(AIM): Reproduce each line exactly.

(DATA SHOWN):
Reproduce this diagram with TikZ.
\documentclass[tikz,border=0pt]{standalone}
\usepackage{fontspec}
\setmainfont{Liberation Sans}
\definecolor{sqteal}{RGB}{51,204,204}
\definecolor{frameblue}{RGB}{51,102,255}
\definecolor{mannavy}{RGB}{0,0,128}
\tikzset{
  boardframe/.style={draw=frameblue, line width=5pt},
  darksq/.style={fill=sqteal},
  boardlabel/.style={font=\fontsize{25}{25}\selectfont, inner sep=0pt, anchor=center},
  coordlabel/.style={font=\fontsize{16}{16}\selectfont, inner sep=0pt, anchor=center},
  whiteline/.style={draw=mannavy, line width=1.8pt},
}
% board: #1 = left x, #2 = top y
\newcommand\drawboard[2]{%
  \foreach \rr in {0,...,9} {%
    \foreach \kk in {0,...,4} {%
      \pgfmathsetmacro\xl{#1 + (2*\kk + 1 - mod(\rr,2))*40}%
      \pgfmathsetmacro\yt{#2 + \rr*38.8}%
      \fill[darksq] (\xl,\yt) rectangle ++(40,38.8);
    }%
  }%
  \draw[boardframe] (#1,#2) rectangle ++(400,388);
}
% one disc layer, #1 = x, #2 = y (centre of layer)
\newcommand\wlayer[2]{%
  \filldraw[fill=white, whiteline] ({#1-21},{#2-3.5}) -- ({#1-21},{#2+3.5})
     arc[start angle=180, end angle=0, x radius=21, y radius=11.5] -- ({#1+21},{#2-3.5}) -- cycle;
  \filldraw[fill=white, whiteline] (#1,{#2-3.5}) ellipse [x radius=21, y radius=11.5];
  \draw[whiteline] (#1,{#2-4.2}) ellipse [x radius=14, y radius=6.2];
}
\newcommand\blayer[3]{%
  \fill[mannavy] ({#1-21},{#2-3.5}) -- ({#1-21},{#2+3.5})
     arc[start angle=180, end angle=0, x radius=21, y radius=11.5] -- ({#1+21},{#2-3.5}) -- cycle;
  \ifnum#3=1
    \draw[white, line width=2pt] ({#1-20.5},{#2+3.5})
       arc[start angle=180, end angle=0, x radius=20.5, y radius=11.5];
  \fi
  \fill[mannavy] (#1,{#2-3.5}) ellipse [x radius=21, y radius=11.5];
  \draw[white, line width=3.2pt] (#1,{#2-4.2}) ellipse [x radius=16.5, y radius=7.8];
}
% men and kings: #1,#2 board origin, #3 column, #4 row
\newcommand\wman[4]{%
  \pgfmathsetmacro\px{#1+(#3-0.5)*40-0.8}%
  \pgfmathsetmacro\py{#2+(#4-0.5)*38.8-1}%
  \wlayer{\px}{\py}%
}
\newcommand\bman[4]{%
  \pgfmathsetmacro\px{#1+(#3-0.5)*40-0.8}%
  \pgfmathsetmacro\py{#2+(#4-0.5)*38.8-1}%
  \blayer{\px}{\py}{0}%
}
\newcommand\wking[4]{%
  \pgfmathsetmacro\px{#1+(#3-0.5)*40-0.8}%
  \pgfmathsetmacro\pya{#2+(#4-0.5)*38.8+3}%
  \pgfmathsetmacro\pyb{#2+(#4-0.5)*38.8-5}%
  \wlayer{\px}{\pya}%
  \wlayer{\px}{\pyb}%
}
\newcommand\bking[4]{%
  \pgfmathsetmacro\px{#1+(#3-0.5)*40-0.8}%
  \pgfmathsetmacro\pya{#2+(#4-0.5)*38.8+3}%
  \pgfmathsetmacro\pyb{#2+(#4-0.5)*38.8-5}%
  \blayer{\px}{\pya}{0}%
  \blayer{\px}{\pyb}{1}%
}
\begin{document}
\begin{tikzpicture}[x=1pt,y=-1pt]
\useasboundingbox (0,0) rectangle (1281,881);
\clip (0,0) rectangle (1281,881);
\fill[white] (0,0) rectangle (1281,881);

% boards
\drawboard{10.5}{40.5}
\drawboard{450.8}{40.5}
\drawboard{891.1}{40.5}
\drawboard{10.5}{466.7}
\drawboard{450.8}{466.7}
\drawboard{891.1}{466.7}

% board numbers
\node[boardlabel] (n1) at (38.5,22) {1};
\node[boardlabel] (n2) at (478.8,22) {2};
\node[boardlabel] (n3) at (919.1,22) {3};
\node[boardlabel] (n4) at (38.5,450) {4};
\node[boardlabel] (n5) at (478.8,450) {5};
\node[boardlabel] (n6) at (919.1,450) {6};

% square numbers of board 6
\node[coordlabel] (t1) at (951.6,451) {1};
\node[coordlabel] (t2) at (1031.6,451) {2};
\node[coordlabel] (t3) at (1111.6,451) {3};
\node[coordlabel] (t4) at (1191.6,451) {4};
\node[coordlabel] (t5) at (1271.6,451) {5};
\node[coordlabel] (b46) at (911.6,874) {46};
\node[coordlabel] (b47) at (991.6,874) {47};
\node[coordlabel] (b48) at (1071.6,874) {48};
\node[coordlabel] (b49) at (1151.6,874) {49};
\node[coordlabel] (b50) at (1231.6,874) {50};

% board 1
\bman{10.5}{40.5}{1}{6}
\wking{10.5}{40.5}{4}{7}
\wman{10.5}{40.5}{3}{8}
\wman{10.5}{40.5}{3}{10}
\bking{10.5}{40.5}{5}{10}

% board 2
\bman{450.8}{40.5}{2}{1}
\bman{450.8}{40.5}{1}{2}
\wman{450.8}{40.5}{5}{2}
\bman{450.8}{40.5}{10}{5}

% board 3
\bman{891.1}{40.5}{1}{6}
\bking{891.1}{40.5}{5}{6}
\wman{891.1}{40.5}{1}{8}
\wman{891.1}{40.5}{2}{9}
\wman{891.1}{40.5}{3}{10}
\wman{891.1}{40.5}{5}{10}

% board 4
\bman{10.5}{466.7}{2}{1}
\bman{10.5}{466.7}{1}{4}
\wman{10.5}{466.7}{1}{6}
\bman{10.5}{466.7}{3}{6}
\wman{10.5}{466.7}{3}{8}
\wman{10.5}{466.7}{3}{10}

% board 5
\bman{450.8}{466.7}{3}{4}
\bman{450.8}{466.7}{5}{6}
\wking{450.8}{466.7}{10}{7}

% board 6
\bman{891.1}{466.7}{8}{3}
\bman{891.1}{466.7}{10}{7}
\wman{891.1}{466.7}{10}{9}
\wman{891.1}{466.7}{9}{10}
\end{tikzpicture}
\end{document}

(COMPLETE ANSWER):
Reproduce this diagram with TikZ.
\documentclass[tikz,border=0pt]{standalone}
\usepackage{fontspec}
\setmainfont{Liberation Sans}
\definecolor{sqteal}{RGB}{51,204,204}
\definecolor{frameblue}{RGB}{51,102,255}
\definecolor{mannavy}{RGB}{0,0,128}
\tikzset{
  boardframe/.style={draw=frameblue, line width=5pt},
  darksq/.style={fill=sqteal},
  boardlabel/.style={font=\fontsize{25}{25}\selectfont, inner sep=0pt, anchor=center},
  coordlabel/.style={font=\fontsize{16}{16}\selectfont, inner sep=0pt, anchor=center},
  whiteline/.style={draw=mannavy, line width=1.8pt},
}
% board: #1 = left x, #2 = top y
\newcommand\drawboard[2]{%
  \foreach \rr in {0,...,9} {%
    \foreach \kk in {0,...,4} {%
      \pgfmathsetmacro\xl{#1 + (2*\kk + 1 - mod(\rr,2))*40}%
      \pgfmathsetmacro\yt{#2 + \rr*38.8}%
      \fill[darksq] (\xl,\yt) rectangle ++(40,38.8);
    }%
  }%
  \draw[boardframe] (#1,#2) rectangle ++(400,388);
}
% one disc layer, #1 = x, #2 = y (centre of layer)
\newcommand\wlayer[2]{%
  \filldraw[fill=white, whiteline] ({#1-21},{#2-3.5}) -- ({#1-21},{#2+3.5})
     arc[start angle=180, end angle=0, x radius=21, y radius=11.5] -- ({#1+21},{#2-3.5}) -- cycle;
  \filldraw[fill=white, whiteline] (#1,{#2-3.5}) ellipse [x radius=21, y radius=11.5];
  \draw[whiteline] (#1,{#2-4.2}) ellipse [x radius=14, y radius=6.2];
}
\newcommand\blayer[3]{%
  \fill[mannavy] ({#1-21},{#2-3.5}) -- ({#1-21},{#2+3.5})
     arc[start angle=180, end angle=0, x radius=21, y radius=11.5] -- ({#1+21},{#2-3.5}) -- cycle;
  \ifnum#3=1
    \draw[white, line width=2pt] ({#1-20.5},{#2+3.5})
       arc[start angle=180, end angle=0, x radius=20.5, y radius=11.5];
  \fi
  \fill[mannavy] (#1,{#2-3.5}) ellipse [x radius=21, y radius=11.5];
  \draw[white, line width=3.2pt] (#1,{#2-4.2}) ellipse [x radius=16.5, y radius=7.8];
}
% men and kings: #1,#2 board origin, #3 column, #4 row
\newcommand\wman[4]{%
  \pgfmathsetmacro\px{#1+(#3-0.5)*40-0.8}%
  \pgfmathsetmacro\py{#2+(#4-0.5)*38.8-1}%
  \wlayer{\px}{\py}%
}
\newcommand\bman[4]{%
  \pgfmathsetmacro\px{#1+(#3-0.5)*40-0.8}%
  \pgfmathsetmacro\py{#2+(#4-0.5)*38.8-1}%
  \blayer{\px}{\py}{0}%
}
\newcommand\wking[4]{%
  \pgfmathsetmacro\px{#1+(#3-0.5)*40-0.8}%
  \pgfmathsetmacro\pya{#2+(#4-0.5)*38.8+3}%
  \pgfmathsetmacro\pyb{#2+(#4-0.5)*38.8-5}%
  \wlayer{\px}{\pya}%
  \wlayer{\px}{\pyb}%
}
\newcommand\bking[4]{%
  \pgfmathsetmacro\px{#1+(#3-0.5)*40-0.8}%
  \pgfmathsetmacro\pya{#2+(#4-0.5)*38.8+3}%
  \pgfmathsetmacro\pyb{#2+(#4-0.5)*38.8-5}%
  \blayer{\px}{\pya}{0}%
  \blayer{\px}{\pyb}{1}%
}
\begin{document}
\begin{tikzpicture}[x=1pt,y=-1pt]
\useasboundingbox (0,0) rectangle (1281,881);
\clip (0,0) rectangle (1281,881);
\fill[white] (0,0) rectangle (1281,881);

% boards
\drawboard{10.5}{40.5}
\drawboard{450.8}{40.5}
\drawboard{891.1}{40.5}
\drawboard{10.5}{466.7}
\drawboard{450.8}{466.7}
\drawboard{891.1}{466.7}

% board numbers
\node[boardlabel] (n1) at (38.5,22) {1};
\node[boardlabel] (n2) at (478.8,22) {2};
\node[boardlabel] (n3) at (919.1,22) {3};
\node[boardlabel] (n4) at (38.5,450) {4};
\node[boardlabel] (n5) at (478.8,450) {5};
\node[boardlabel] (n6) at (919.1,450) {6};

% square numbers of board 6
\node[coordlabel] (t1) at (951.6,451) {1};
\node[coordlabel] (t2) at (1031.6,451) {2};
\node[coordlabel] (t3) at (1111.6,451) {3};
\node[coordlabel] (t4) at (1191.6,451) {4};
\node[coordlabel] (t5) at (1271.6,451) {5};
\node[coordlabel] (b46) at (911.6,874) {46};
\node[coordlabel] (b47) at (991.6,874) {47};
\node[coordlabel] (b48) at (1071.6,874) {48};
\node[coordlabel] (b49) at (1151.6,874) {49};
\node[coordlabel] (b50) at (1231.6,874) {50};

% board 1
\bman{10.5}{40.5}{1}{6}
\wking{10.5}{40.5}{4}{7}
\wman{10.5}{40.5}{3}{8}
\wman{10.5}{40.5}{3}{10}
\bking{10.5}{40.5}{5}{10}

% board 2
\bman{450.8}{40.5}{2}{1}
\bman{450.8}{40.5}{1}{2}
\wman{450.8}{40.5}{5}{2}
\bman{450.8}{40.5}{10}{5}

% board 3
\bman{891.1}{40.5}{1}{6}
\bking{891.1}{40.5}{5}{6}
\wman{891.1}{40.5}{1}{8}
\wman{891.1}{40.5}{2}{9}
\wman{891.1}{40.5}{3}{10}
\wman{891.1}{40.5}{5}{10}

% board 4
\bman{10.5}{466.7}{2}{1}
\bman{10.5}{466.7}{1}{4}
\wman{10.5}{466.7}{1}{6}
\bman{10.5}{466.7}{3}{6}
\wman{10.5}{466.7}{3}{8}
\wman{10.5}{466.7}{3}{10}

% board 5
\bman{450.8}{466.7}{3}{4}
\bman{450.8}{466.7}{5}{6}
\wking{450.8}{466.7}{10}{7}

% board 6
\bman{891.1}{466.7}{8}{3}
\bman{891.1}{466.7}{10}{7}
\wman{891.1}{466.7}{10}{9}
\wman{891.1}{466.7}{9}{10}
\end{tikzpicture}
\end{document}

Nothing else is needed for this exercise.